Steady-State Cascade Operators and their Role in Linear Control, Estimation, and Model Reduction Problems

TL;DR

This paper provides a comprehensive analysis of steady-state cascade operators in linear systems, introducing new design methods for control and estimation, and exploring extensions to nonlinear systems.

Contribution

It systematically categorizes cascade operators, revealing new recursive and low-gain design frameworks for control and observation of cascaded systems.

Findings

New recursive control design methods

Low-gain observation frameworks

Extensions to nonlinear systems

Abstract

Certain linear matrix operators arise naturally in systems analysis and design problems involving cascade interconnections of linear time-invariant systems, including problems of stabilization, estimation, and model order reduction.

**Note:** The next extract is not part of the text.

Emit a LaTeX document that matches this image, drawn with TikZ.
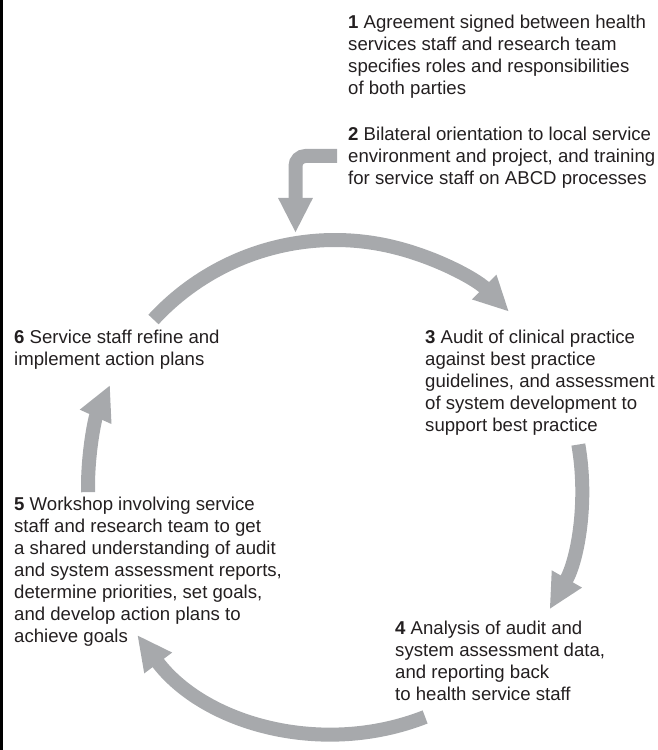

We conduct here a comprehensive study of these operators and their relevant system-theoretic properties. The general theory is leveraged to delineate both known and new design methodologies for control and observation of cascades, and to characterize structural properties of reduced models. Several entirely new designs arise from this systematic categorization, including new recursive and low-gain design frameworks for observation of cascaded systems. The benefits of the results beyond the linear time-invariant setting are demonstrated through preliminary extensions for nonlinear systems, with an outlook towards the development of a similarly comprehensive nonlinear theory.